Publisher Description:

Founded in 1868, the Overland Monthly was a San Francisco-based literary magazine whose mix of humor, pathos, and romantic nostalgia for a lost frontier was an immediate sensation on the East Coast. Due in part to a regional desire to attract settlers and financial investment, the essays and short fiction published in the Overland Monthly often portrayed the American West as a civilized evolution of, and not a savage regression from, eastern bourgeois modernity and democracy.

Stories about the American West have for centuries been integral to the way we imagine freedom, the individual, and the possibility for alternate political realities.
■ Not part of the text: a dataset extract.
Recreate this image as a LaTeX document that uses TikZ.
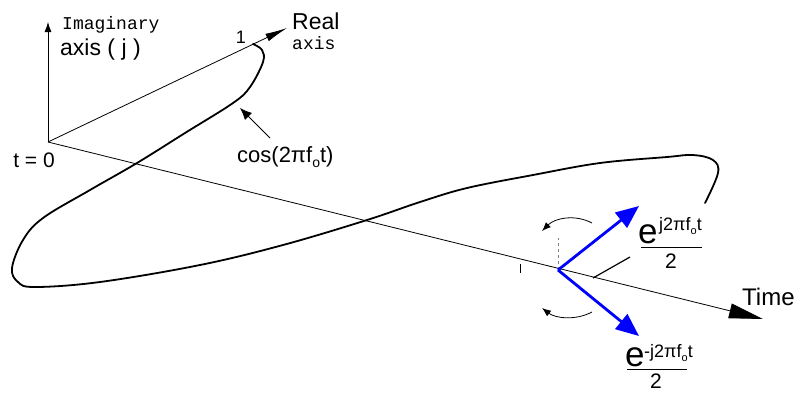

Reading for Liberalism examines the shifting literary and narrative construction of liberal selfhood in California in the late nineteenth century through case studies of a number of western American writers who wrote for the Overland Monthly, including Noah Brooks, Ina Coolbrith, Bret Harte, Jack London, John Muir, and Frank Norris, among others. Reading for Liberalism argues that Harte, the magazine's founding editor, and the other members of the Overland group critiqued and reimagined the often invisible fabric of American freedom. Reading for Liberalism uncovers and examines in the text of the Overland Monthly the relationship between wilderness, literature, race, and the production of individual freedom in late nineteenth-century California.